Der Fragesteller muss daher erkennen, in welcher dieser Phasen sein Gegenüber sich befindet, und ihm jeweils mit den geeigneten Mitteln begegnen, bis der Befragte am Ende das Stadium der Akzeptanz erreicht und die Wahrheit gesteht.
    Dance war zu dem Schluss gelangt, dass Cobb sich trotz seines Ärgers im Wesentlichen in der Phase der Verleugnung befand – solche Leute berufen sich sehr schnell auf ein lückenhaftes Gedächtnis und geben dem Fragesteller die Schuld für vermeintliche Missverständnisse. Das beste Mittel dagegen hatte Dance soeben angewandt – den »Angriff mit Fakten«. Bei einer extrovertierten Person bedeutet dies, dass man die Schwächen und Widersprüche ihrer Aussage schonungslos nacheinander aufdeckt, bis der Widerstand gebrochen ist.
    »Ari, Sie haben um halb acht Ihr Büro verlassen und sind ins Hanover’s gegangen. Das wissen wir. Sie waren etwa anderthalb Stunden dort. Dann haben Sie einen Umweg von zwei Blocks in Kauf genommen, um in die Cedar Street zu gelangen. Sie kennen sich dort deshalb so gut aus, weil Sie sich da regelmäßig eine Prostituierte suchen. Gestern zwischen neun und halb zehn hat eine der Frauen mit ihrem Wagen in der Nähe der Gasse gehalten. Sie haben einen Preis vereinbart und sie bezahlt. Dann sind Sie zu ihr ins Auto gestiegen. Um ungefähr Viertel nach zehn hat sie Sie dort wieder abgesetzt. Bei dieser Gelegenheit haben Sie am Straßenrand das Geld verloren, vermutlich als Sie der Nutte ein paar Dollar extra geben oder auf Ihrem Mobiltelefon nachschauen wollten, ob Ihre Frau angerufen hat. In der Zwischenzeit war der Killer in die Gasse gefahren. Sie haben es bemerkt und etwas gesehen. Was? Was haben Sie gesehen?«
    »Nein...«
    »Ja«, sagte Dance ruhig. Dann sah sie ihn durchdringend an und sagte nichts mehr.
    Nach einer Weile senkte er den Kopf und stellte die Beine nebeneinander. Seine Unterlippe bebte. Er legte kein Geständnis ab, aber Dance hatte ihn in der Abfolge der Stressreaktionen einen Schritt weitergebracht – von der Verleugnung zum Aushandeln. Nun musste sie ihr Verhalten anpassen. Sie musste Verständnis zeigen und ihm eine Möglichkeit geben, das Gesicht zu wahren.

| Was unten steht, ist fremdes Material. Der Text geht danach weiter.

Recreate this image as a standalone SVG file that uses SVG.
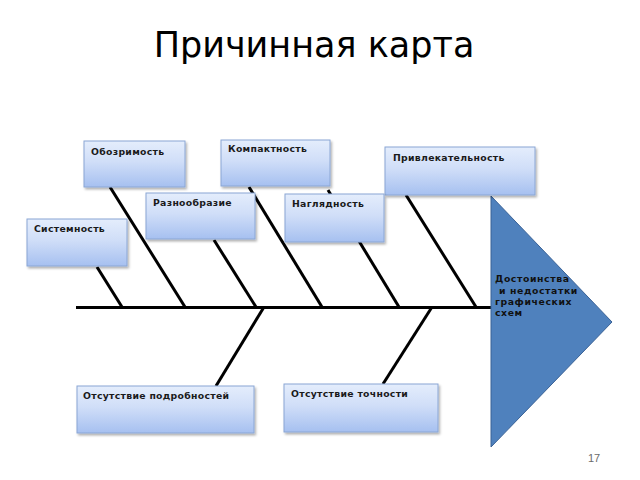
<svg xmlns="http://www.w3.org/2000/svg" width="640" height="480" viewBox="0 0 640 480">
<defs>
<linearGradient id="bg" x1="0" y1="0" x2="0" y2="1">
<stop offset="0" stop-color="#e4edfc"/>
<stop offset="0.45" stop-color="#d0def8"/>
<stop offset="1" stop-color="#a6c0f0"/>
</linearGradient>
<filter id="sh" x="-10%" y="-10%" width="130%" height="140%">
<feDropShadow dx="1.5" dy="2" stdDeviation="1.2" flood-color="#000" flood-opacity="0.3"/>
</filter>
</defs>
<style>
.box{fill:url(#bg);stroke:#8aa6d4;stroke-width:1;filter:url(#sh)}
.lbl{font-family:"DejaVu Sans",sans-serif;font-weight:bold;font-size:9.3px;letter-spacing:0.3px;fill:#1a1a1a}
.bone{stroke:#000;stroke-width:3;fill:none}
.title{font-family:"DejaVu Sans","Liberation Sans",sans-serif;font-size:35px;fill:#000}
.head{font-family:"DejaVu Sans",sans-serif;font-weight:bold;font-size:9.3px;letter-spacing:0.6px;fill:#111}
</style>
<rect width="640" height="480" fill="#fff"/>
<text class="title" x="314" y="57" text-anchor="middle">Причинная карта</text>

<g id="connectors">
<line class="bone" x1="76" y1="307.5" x2="492" y2="307.5"/>
<line class="bone" x1="97" y1="267" x2="122" y2="307"/>
<line class="bone" x1="110" y1="187" x2="185" y2="307"/>
<line class="bone" x1="214" y1="240" x2="256" y2="307"/>
<line class="bone" x1="249" y1="187" x2="322" y2="307"/>
<line class="bone" x1="328" y1="190" x2="399" y2="307"/>
<line class="bone" x1="406" y1="195" x2="476" y2="307"/>
<line class="bone" x1="216" y1="386" x2="264" y2="307"/>
<line class="bone" x1="383" y1="384" x2="432" y2="307"/>
</g>

<g id="head">
<polygon points="491,196 612,322 491,447" fill="#4f81bd" stroke="#3a6296" stroke-width="1"/>
<text class="head" x="495" y="282">Достоинства</text>
<text class="head" x="499" y="294">и недостатки</text>
<text class="head" x="495" y="305">графических</text>
<text class="head" x="495" y="316">схем</text>
</g>

<g id="n-oboz"><rect class="box" x="84" y="141" width="101" height="46"/><text class="lbl" x="91" y="155">Обозримость</text></g>
<g id="n-komp"><rect class="box" x="221" y="140" width="109" height="46"/><text class="lbl" x="228" y="152">Компактность</text></g>
<g id="n-privl"><rect class="box" x="385" y="147" width="150" height="48"/><text class="lbl" x="393" y="161">Привлекательность</text></g>
<g id="n-razn"><rect class="box" x="146" y="193" width="109" height="46"/><text class="lbl" x="153" y="206">Разнообразие</text></g>
<g id="n-nagl"><rect class="box" x="285" y="194" width="99" height="48"/><text class="lbl" x="292" y="207">Наглядность</text></g>
<g id="n-sist"><rect class="box" x="27" y="219" width="100" height="47"/><text class="lbl" x="34" y="232">Системность</text></g>
<g id="n-podr"><rect class="box" x="77" y="386" width="177" height="47"/><text class="lbl" x="83" y="399">Отсутствие подробностей</text></g>
<g id="n-toch"><rect class="box" x="284" y="384" width="154" height="48"/><text class="lbl" x="291" y="397">Отсутствие точности</text></g>

<text x="594" y="462" text-anchor="middle" font-family="Liberation Sans, sans-serif" font-size="11" fill="#6b6b6b">17</text>
</svg>
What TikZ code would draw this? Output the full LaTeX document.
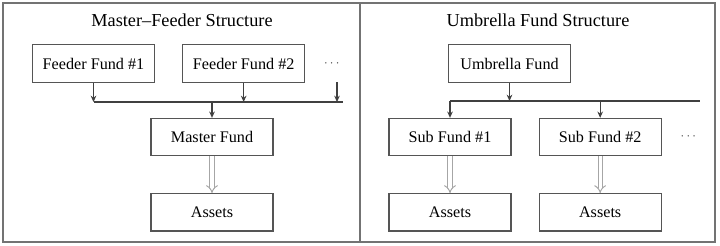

In diesem Stadium werden sogar die entgegenkommendsten Befragten weiterhin lügen
oder mauern, wenn man ihnen nicht einen Rest Würde lässt und ihnen einen Weg aufzeigt, den schlimmsten Konsequenzen ihrer Handlungen zu entkommen.
    Kathryn nahm die Brille ab und lehnte sich zurück. »Sehen Sie, Ari, wir wollen Ihnen nicht das Leben ruinieren. Sie hatten Angst. Das ist verständlich. Aber dieser Mann, den wir aufzuhalten versuchen, ist sehr gefährlich. Er hat zwei Menschen umgebracht und wird vielleicht noch weitere Morde begehen. Falls Sie uns bei der Suche nach ihm behilflich sind, muss nichts von dem, was wir hier heute über Sie erfahren haben, nach außen dringen. Es wird keine gerichtlichen Verfügungen geben und keine Anrufe bei Ihrer Frau oder Ihrem Chef.«
    Dance sah zu Detective Baker. »Vollkommen richtig«, bestätigte dieser.
    Cobb seufzte. »Scheiße«, murmelte er, ohne vom Boden aufzublicken. »Es waren doch bloß dreihundert verfluchte Dollar. Wieso nur bin ich heute Morgen dorthin zurückgekehrt?«
    Aus Gier und Dummheit, dachte Kathryn Dance. »Wir alle machen Fehler«, sagte sie freundlich.